Warriors

Presented By Ray Ratto
Warriors

The idea that the Golden State Warriors might not actually be inevitable not only is too new to embrace but maybe too weird as well. Too many people have invested too much in the theory that the Warriors have at least one more table to run before time expires atop Mount Olympus.

But after being Texas Punished for the first time in forever, and hearing the phrase “five losses in seven games” for the first time in half forever, the Warriors suddenly look ... well, kind of angsty.

I mean, when Steve Kerr says in essence that the Warriors are now just another really good team, there’s a message in that.

That joy is on hold until further notice. There is grinding to be done.

“We’ve had such a charmed existence the last four seasons,” Kerr said. “So, yeah, of course, this is the toughest stretch we’ve been in. This is the real NBA. We haven’t been in the real NBA the last few years. We’ve been in this dream. Now we’re faced with real adversity and we have to get out of it ourselves.”

That means he is acknowledging the team that always runs the table is now just sitting at it, and waiting for Stephen Curry’s groin muscle and Draymond Green’s toe to heal isn’t a sufficiently comprehensive strategy.

True, without Curry and Green, the team has stopped dead in its tracks offensively. The Warriors’ current run of awful three-point shooting (18 of 77) is their second-worst three-game stretch in the championship era, and because teams don’t have to commit to Curry in civilian clothes, they can double-down on Klay Thompson and Kevin Durant, and both end up shooting too early in the possession as a result.

 

In other words, they have done all these dire things in the past, so even tossing in the Green-Durant drama of the last week, there is still the overarching sense that they will right the raft before they hit the rapids. The NBA is still nothing but a giant log flume for the kids, folks think, and nothing is more depressing than investing worry in something that doesn't warrant the emotional expense.

Still, losing to San Antonio on Sunday night, 104-92, after the 112-109 defeat in Dallas and the 107-86 hammering in Houston before that was one more reminder that Kerr might have been more right last year when he talked about the grind than he is now emphasizing the joy.

And it makes old timers wonder how the Bill Russell Celtics did this nine consecutive times.

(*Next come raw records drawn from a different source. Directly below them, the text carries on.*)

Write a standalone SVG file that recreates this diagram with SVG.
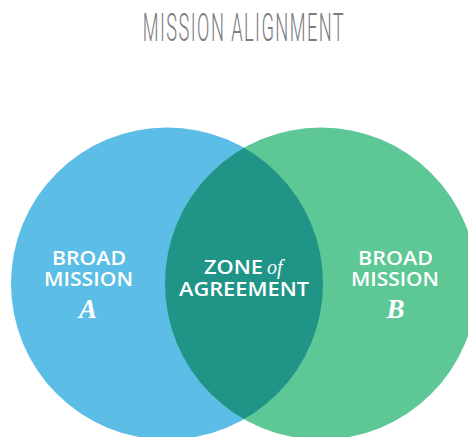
<svg xmlns="http://www.w3.org/2000/svg" width="468" height="437" viewBox="0 0 468 437">
  <style>
    .title { font-family: "Roboto", "Liberation Sans", sans-serif; font-weight: 300; font-size: 38px; fill: #7b7b7d; letter-spacing: 3px; }
    .lbl { font-family: "Open Sans", "Lato", "Liberation Sans", sans-serif; font-weight: 600; font-size: 19px; fill: #ffffff; }
    .ital { font-family: "Liberation Serif", "DejaVu Serif", serif; font-style: italic; font-weight: 700; fill: #ffffff; }
    .of { font-family: "Liberation Serif", "DejaVu Serif", serif; font-style: italic; font-weight: 400; font-size: 20px; fill: #ffffff; }
  </style>
  <defs>
    <clipPath id="clipA">
      <circle cx="167" cy="283.5" r="156"/>
    </clipPath>
  </defs>
  <rect width="468" height="437" fill="#ffffff"/>
  <text class="title" transform="translate(244,41) scale(0.48,1)" x="0" y="0" text-anchor="middle">MISSION ALIGNMENT</text>

  <g id="missionA">
    <circle cx="167" cy="283.5" r="156" fill="#5cbee6"/>
    <text class="lbl" x="52" y="265" textLength="74" lengthAdjust="spacingAndGlyphs">BROAD</text>
    <text class="lbl" x="44" y="285.5" textLength="89" lengthAdjust="spacingAndGlyphs">MISSION</text>
    <text class="ital" x="88" y="318" font-size="27" text-anchor="middle">A</text>
  </g>

  <g id="missionB">
    <circle cx="321" cy="283.5" r="156" fill="#5dc795"/>
    <text class="lbl" x="358" y="265" textLength="75" lengthAdjust="spacingAndGlyphs">BROAD</text>
    <text class="lbl" x="351" y="285.5" textLength="88" lengthAdjust="spacingAndGlyphs">MISSION</text>
    <text class="ital" x="395.5" y="318" font-size="27" text-anchor="middle">B</text>
  </g>

  <g id="zone">
    <circle cx="321" cy="283.5" r="156" fill="#219488" clip-path="url(#clipA)"/>
    <text class="lbl" x="204" y="274" textLength="59" lengthAdjust="spacingAndGlyphs">ZONE</text>
    <text class="of" x="267" y="274">of</text>
    <text class="lbl" x="179" y="295.5" textLength="130" lengthAdjust="spacingAndGlyphs">AGREEMENT</text>
  </g>

  <g id="connectors"/>
</svg>
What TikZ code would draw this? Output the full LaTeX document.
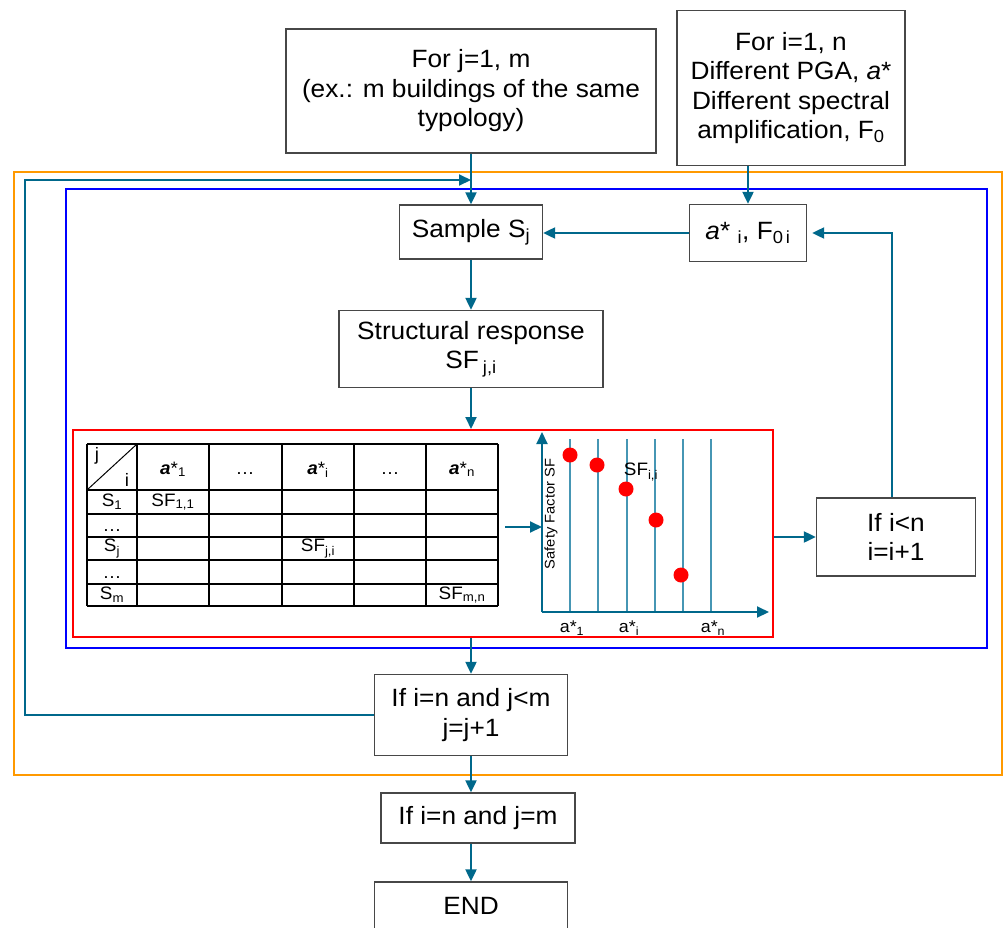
\documentclass[tikz,border=0pt]{standalone}
\usepackage{fontspec}
\setmainfont[FakeStretch=1.05]{Liberation Sans}
\usepackage{tikz}
\usetikzlibrary{positioning}
\usetikzlibrary{arrows.meta}
\definecolor{flowteal}{RGB}{0,104,139}
\definecolor{gridteal}{RGB}{70,150,180}
\definecolor{loopgold}{RGB}{255,153,0}

\begin{document}
\begin{tikzpicture}[
	x=1pt,y=-1pt,
	box/.style={draw=black!72,line width=1.3pt,fill=white,align=center,inner sep=0,font=\fontsize{25}{29.5}\selectfont},
	flow/.style={draw=flowteal,line width=2pt,-{Triangle[length=12pt,width=11pt]}},
	cell/.style={font=\fontsize{18}{21}\selectfont},
	tick/.style={font=\fontsize{17}{20}\selectfont}
]
	\useasboundingbox (0,0) rectangle (1004,927);
	\clip (0,0) rectangle (1004,927);

	% loops over j (orange) and i (blue)
	\draw[loopgold,line width=2.5pt] (14,172) rectangle (1002,775);
	\draw[blue,line width=2.5pt] (66,189) rectangle (987,648);
	\node[draw=red,line width=2pt,minimum width=700,minimum height=207,inner sep=0] (res) at (423,533.5) {};

	% flow chart boxes
	\node[box,minimum width=370,minimum height=124] (forj) at (471,91)
		{For j=1, m\\(ex.: m buildings of the same\\typology)};
	\node[box,minimum width=228,minimum height=155] (fori) at (791,88)
		{For i=1, n\\Different PGA, \textit{a}*\\Different spectral\\amplification, F\textsubscript{0}};
	\node[box,minimum width=143,minimum height=54] (samp) at (471,232) {Sample S\textsubscript{j}};
	\node[box,minimum width=117,minimum height=57] (ai) at (748,233)
		{\textit{a}* \textsubscript{i}, F\textsubscript{0\,i}};
	\node[box,minimum width=264,minimum height=77] (sresp) at (471,349) {Structural response\\SF\,\textsubscript{j,i}};
	\node[box,minimum width=159,minimum height=78] (ifi) at (896,537) {If i<n\\i=i+1};
	\node[box,minimum width=193,minimum height=81] (ifj) at (471,715) {If i=n and j<m\\j=j+1};
	\node[box,minimum width=194,minimum height=50] (ifm) at (478,818) {If i=n and j=m};
	\node[box,minimum width=193,minimum height=48] (endn) at (471,906) {END};
	\coordinate (back) at (25,180);

	% connectors
	\draw[flow] (forj) -- (samp);
	\draw[flow] (ai.north |- fori.south) -- (ai);
	\draw[flow] (ai) -- (ai -| samp.east);
	\draw[flow] (samp) -- (sresp);
	\draw[flow] (sresp) -- (sresp |- res.north);
	\draw[flow] (res.south -| ifj) -- (ifj);
	\draw[flow] (res.east |- ifi) -- (ifi);
	\draw[flow] ([xshift=-4]ifi.north) |- ([xshift=5]ai.east);
	\draw[flow] (ifj.west) -| (back) -- (back -| samp);
	\draw[flow] (ifj) -- (ifj |- ifm.north);
	\draw[flow] (ifm.south -| ifj) -- (endn);

	% table of safety factors
	\foreach \x in {87,137,209,282,354,426,498}
		\draw[line width=1.2pt] (\x,444) -- (\x,606);
	\foreach \y in {444,490,514,537,560,584,606}
		\draw[line width=1.2pt] (87,\y) -- (498,\y);
	\draw[line width=1pt] (87,490) -- (137,444);
	\node[cell] (hj) at (97,456) {j};
	\node[cell] (hi) at (127,480) {i};
	\node[cell,anchor=base] (h1) at (173,474) {\textbf{\textit{a}}*\textsubscript{1}};
	\node[cell,anchor=base] (h2) at (245,474) {…};
	\node[cell,anchor=base] (h3) at (318,474) {\textbf{\textit{a}}*\textsubscript{i}};
	\node[cell,anchor=base] (h4) at (390,474) {…};
	\node[cell,anchor=base] (h5) at (462,474) {\textbf{\textit{a}}*\textsubscript{n}};
	\node[cell] (r1) at (112,502) {S\textsubscript{1}};
	\node[cell,anchor=base] (r2) at (112,531) {…};
	\node[cell] (r3) at (112,548.5) {S\textsubscript{j}};
	\node[cell,anchor=base] (r4) at (112,578) {…};
	\node[cell] (r5) at (112,595) {S\textsubscript{m}};
	\node[cell] (sf11) at (173,502) {SF\textsubscript{1,1}};
	\node[cell] (sfji) at (318,548.5) {SF\textsubscript{j,i}};
	\node[cell] (sfmn) at (462,595) {SF\textsubscript{m,n}};
	\coordinate (tabE) at (505,527);

	% safety factor plot
	\coordinate (org) at (542,612);
	\foreach \x in {570,598,627,655,683,711}
		\draw[gridteal,line width=1.3pt] (\x,439) -- (\x,612);
	\draw[flow] (org) -- (542,432);
	\draw[flow] (org) -- (769,612);
	\draw[flow] (tabE) -- (tabE -| org);
	\foreach \x/\y in {570/455,597/465,626/489,656/520,681/575}
		\fill[red] (\x,\y) circle[radius=7.5pt];
	\node[font=\fontsize{14}{16}\selectfont,rotate=90] (ylab) at (551,514) {Safety Factor SF};
	\node[font=\fontsize{18}{20}\selectfont] (sfpt) at (641,472) {SF\textsubscript{i,i}};
	\node[tick] (t1) at (572,628) {a*\textsubscript{1}};
	\node[tick] (ti) at (629,628) {a*\textsubscript{i}};
	\node[tick] (tn) at (713,628) {a*\textsubscript{n}};
\end{tikzpicture}
\end{document}
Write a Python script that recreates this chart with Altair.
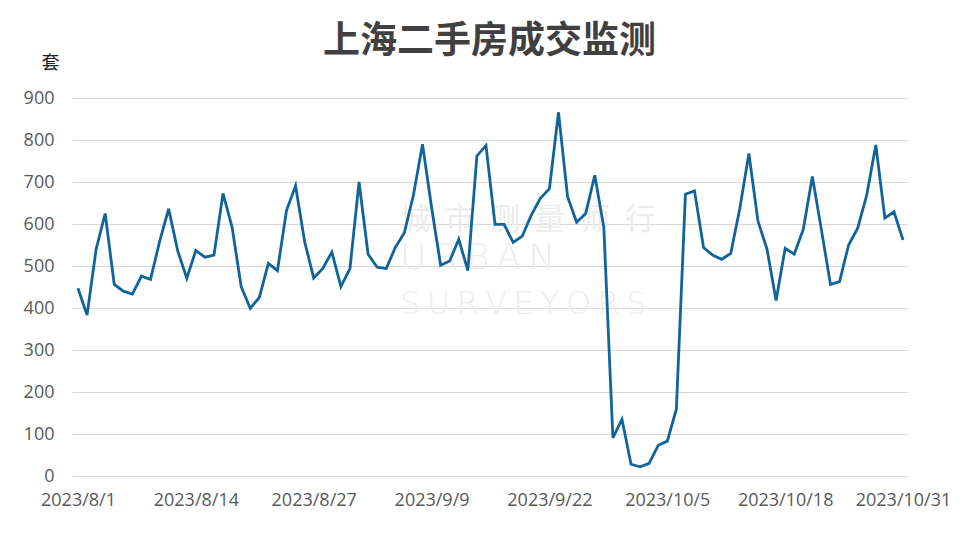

But it will take more than this to see a bad end of this season for them, as much as the idea will fuel the chat shows between now and when they break out of their current malaise. At least that’s the way this reads now. Curry will return, Green will return, the offense will return, the haughty dominance will return. It always has worked this way, and too many plans have been constructed based on these tenets.

Thus, nobody really has the nerve to suggest that maybe it won’t. After all, this is not an unprecedented bad patch for the Warriors, and if we heed the words of David West from June, they also have been through these internal issues as well. In essence, we’ve also seen this movie before.

It is useful to remember this because recalibration will take some time. The days when the Warriors could turn their success on and off like a toggle switch might not be over, but the switch is harder to budge. The plan to take joy in the journey has been deferred as the journey gets more gravelly and jagged. The Warriors showed a year ago that they could grind, and now they have to prove that they still can. The short odds say they will.

But the short odds once said the Warriors do joy better than any other team, and that does not seem to be the case now. In this past week, the Warriors have figured out that their days of grind are not yet over, and might well be the new normal for them.

They have regressed to full-fledged members of the NBA, and if that seems like an odd place for them to be, it’s because it is. It’s like the casino whose money they have been playing with all this time is finally getting some of its back, and if we know anything about casinos, eventually they win.

 

The question is whether “eventually” is finally here, or whether Kerr is just sending up a flare to remind them all that the grind is still important.